El Concilio supuso un desafío enorme en todas las esferas relacionadas con la formación teológica y la enseñanza, comenzando por la reforma litúrgica que se estaba iniciando, pasando por el desarrollo de una nueva noción de Iglesia: de la «sociedad perfecta» al «pueblo de Dios», hasta llegar a una inversión de la perspectiva sobre el misterio de la Iglesia: de una concepción piramidal y jerárquica a otra comunitaria y sacramental. Más importante aún: en el contexto de la India había una nueva actitud hacia las otras tradiciones religiosas, que recomendaba el diálogo y la colaboración. Llevaría tiempo asimilar todos estos nuevos conocimientos y decidir las aplicaciones concretas. Sin embargo, existía el deseo de no perder tiempo en comenzar, sino de avanzar con determinación y coraje. Aquí se pueden mencionar los primeros pasos en la puesta en práctica tanto del espíritu como de la letra del Concilio que se dieron en el limitado contexto de la Facultad teológica de Kurseong. Estos modestos pasos son sintomáticos del entusiasmo con el que el Concilio fue seguido y recibido.

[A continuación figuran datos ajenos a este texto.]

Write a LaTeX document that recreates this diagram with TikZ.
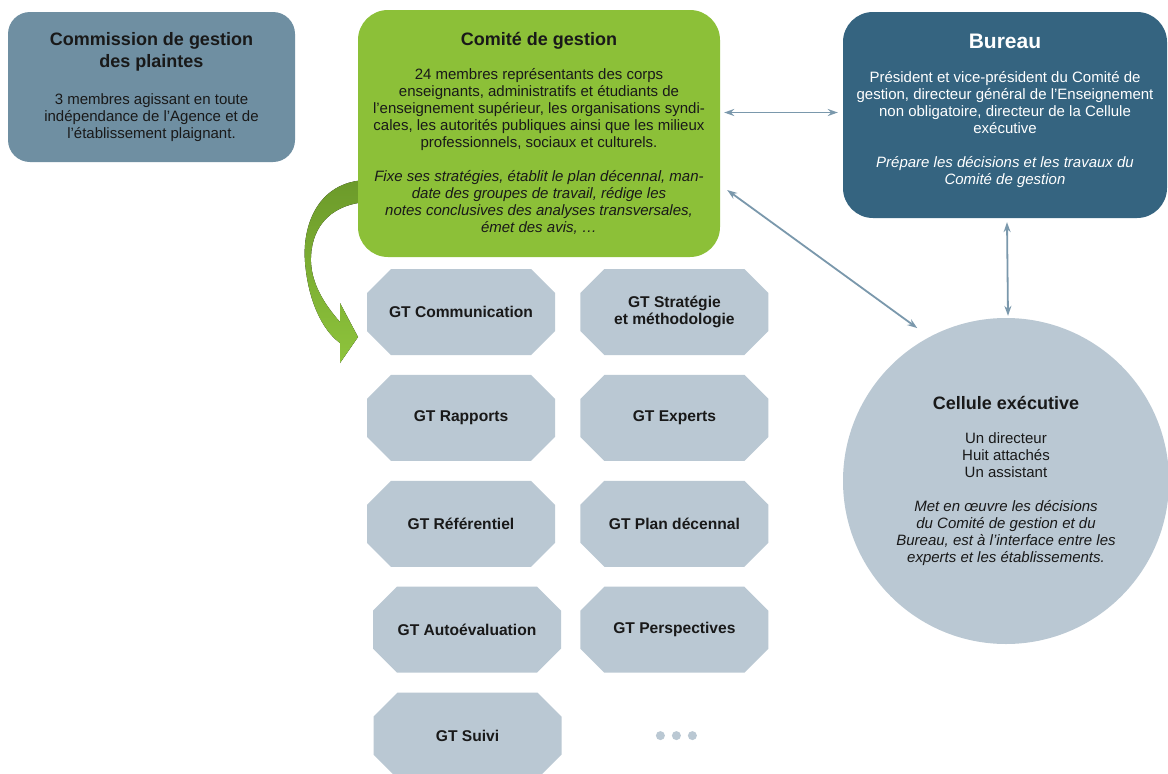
\documentclass[tikz,border=0pt]{standalone}
\usepackage{fontspec}
\setmainfont{Liberation Sans}
\usepackage{tikz}
\usetikzlibrary{arrows.meta,positioning,calc}
\definecolor{plaintes}{RGB}{111,143,162}
\definecolor{comitegreen}{RGB}{140,192,56}
\definecolor{arrowdark}{RGB}{108,154,42}
\definecolor{arrowlight}{RGB}{142,196,60}
\definecolor{bureaublue}{RGB}{53,100,128}
\definecolor{paleblue}{RGB}{186,200,211}
\definecolor{linkblue}{RGB}{122,152,172}
\newcommand{\boxtitle}{\fontsize{18}{21}\selectfont\bfseries}
\tikzstyle{panel}=[align=center,text=black!90,font=\fontsize{15}{17}\selectfont]
\tikzstyle{bubble}=[circle,align=center,text=black!90,font=\fontsize{15}{17}\selectfont]
\tikzstyle{gtbox}=[minimum width=188pt,minimum height=86pt,align=center,text=black!90,
  font=\fontsize{15.6}{17.5}\selectfont\bfseries,
  path picture={\fill[paleblue] ([xshift=24pt]path picture bounding box.north west)
    -- ([xshift=-24pt]path picture bounding box.north east)
    -- ([yshift=-24pt]path picture bounding box.north east)
    -- ([yshift=24pt]path picture bounding box.south east)
    -- ([xshift=-24pt]path picture bounding box.south east)
    -- ([xshift=24pt]path picture bounding box.south west)
    -- ([yshift=24pt]path picture bounding box.south west)
    -- ([yshift=-24pt]path picture bounding box.north west) -- cycle;}]
\tikzstyle{gtdot}=[circle,fill=paleblue,minimum size=9pt,inner sep=0pt]
\tikzstyle{link}=[<->,draw=linkblue,line width=1.8pt]
\begin{document}
\begin{tikzpicture}[x=1pt,y=-1pt,>={Stealth[length=10pt,width=7pt]}]
\fill[white] (0,0) rectangle (1168,774);
\useasboundingbox (0,0) rectangle (1168,774);

% green arrow from the committee to its working groups
\fill[top color=arrowdark,bottom color=arrowlight] (366,180)
  .. controls (318,182) and (302,225) .. (305,262)
  .. controls (308,300) and (322,330) .. (340,343)
  -- (340,363) -- (358,337) -- (340,303) -- (340,322)
  .. controls (325,305) and (312,285) .. (311,262)
  .. controls (310,230) and (328,205) .. (366,202) -- cycle;

\node[panel,fill=plaintes,minimum width=287pt,minimum height=150pt,rounded corners=22pt] (plaintes) at (151.5,87)
  {{\boxtitle Commission de gestion}\\[5pt]
   {\boxtitle des plaintes}\\[20pt]
   3 membres agissant en toute\\
   indépendance de l’Agence et de\\
   l’établissement plaignant.};

\node[panel,fill=comitegreen,minimum width=362pt,minimum height=247pt,rounded corners=30pt] (comite) at (539,133.5)
  {{\boxtitle Comité de gestion}\\[17pt]
   24 membres représentants des corps\\
   enseignants, administratifs et étudiants de\\
   l’enseignement supérieur, les organisations syndi-\\
   cales, les autorités publiques ainsi que les milieux\\
   professionnels, sociaux et culturels.\\[17pt]
   \textit{Fixe ses stratégies, établit le plan décennal, man-}\\
   \textit{date des groupes de travail, rédige les}\\
   \textit{notes conclusives des analyses transversales,}\\
   \textit{émet des avis, …}};

\node[panel,fill=bureaublue,text=white,minimum width=324pt,minimum height=206pt,rounded corners=30pt] (bureau) at (1005,115)
  {{\fontsize{21}{24}\selectfont\bfseries Bureau}\\[17pt]
   Président et vice-président du Comité de\\
   gestion, directeur général de l’Enseignement\\
   non obligatoire, directeur de la Cellule\\
   exécutive\\[17pt]
   \textit{Prépare les décisions et les travaux du}\\
   \textit{Comité de gestion}\\[-5pt]\mbox{}};

\node[bubble,fill=paleblue,minimum size=326pt] (cellule) at (1006,481)
  {{\boxtitle Cellule exécutive}\\[17pt]
   Un directeur\\
   Huit attachés\\
   Un assistant\\[17pt]
   \textit{Met en œuvre les décisions}\\
   \textit{du Comité de gestion et du}\\
   \textit{Bureau, est à l’interface entre les}\\
   \textit{experts et les établissements.}};

% working groups
\node[gtbox] (gtcom) at (461,312) {GT Communication};
\node[gtbox,right=25pt of gtcom] (gtstrat) {GT Stratégie\\ et méthodologie};
\node[gtbox,below=19.5pt of gtcom] (gtrap) {GT Rapports};
\node[gtbox,right=25pt of gtrap] (gtexp) {GT Experts};
\node[gtbox,below=19.5pt of gtrap] (gtref) {GT Référentiel};
\node[gtbox,right=25pt of gtref] (gtplan) {GT Plan décennal};
\node[gtbox,below=19.5pt of gtref,xshift=6pt] (gtauto) {GT Autoévaluation};
\node[gtbox,below=19.5pt of gtplan] (gtpers) {GT Perspectives};
\node[gtbox,below=19.5pt of gtauto,xshift=0.5pt] (gtsuivi) {GT Suivi};
\foreach \i in {1,2,3}
  \node[gtdot] (dot\i) at ($(gtpers |- gtsuivi)+(16*\i-30,0)$) {};

% links
\draw[link] ($(bureau.west)+(-5,-2.5)$) -- ($(comite.east |- bureau.west)+(4,-2.5)$);
\draw[link] ($(bureau.south)+(2,4)$) -- ($(cellule.north)+(2,-2)$);
\draw[link,shorten >=15pt] ($(comite.east)+(7,56.5)$) -- (cellule.118);
\end{tikzpicture}
\end{document}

La capilla de la comunidad de Saint Mary’s College se remodeló a fondo para adaptarla a la liturgia conciliar renovada después de la promulgación de la Constitución Sacrosanctum Concilium, del 4 de diciembre de 1963. La idea y realización del proyecto provino de los estudiantes, que ellos mismos planificaron y ejecutaron con los talentos y medios de que disponían. Para cubrir el presupuesto de la transformación, que con los medios a nuestra disposición no era demasiado alto, escribí algunos artículos para una revista teológica estadounidense. El presupuesto se completó y los superiores nos dieron permiso para continuar. Con un equipo de cuatro estudiantes especialmente dotados para la artesanía y la pintura, trabajamos día y noche durante las vacaciones, al final del curso académico de 1967. El resultado fue una transformación profunda de la capilla según la nueva liturgia. El altar frente a la pared fue reemplazado por una mesa de altar frente a la gente. Alrededor del presbiterio había puestos para los concelebrantes. El espacio estaba dominado, en medio del crucero, por un impresionante icono de Cristo pantocrátor pintado al estilo indio. Los dos altares laterales, a los lados derecho e izquierdo del templo, habían desaparecido y fueron reemplazados, en el lado derecho, por la mesa para la preparación de las ofrendas durante la celebración eucarística, coronada por una pintura muy fina de la Virgen María, también en estilo indio; y, a la izquierda, por el órgano, que habíamos bajado del coro. El hermoso sagrario, engarzado con piedras preciosas –lo único que quedaba de la capilla anterior– estaba ubicado en el lado derecho, contra la pared, entre la mesa del altar y la mesa para la preparación de los dones; en el lado opuesto, a la izquierda, estaba el ambón para la proclamación de la Palabra de Dios, tallado en madera en forma de loto y coronado por el om sagrado, el símbolo indio de la Palabra de Dios. El coro de la capilla tenía no menos de seis altares para las misas privadas, tres a la izquierda y tres a la derecha. Los hicimos desaparecer.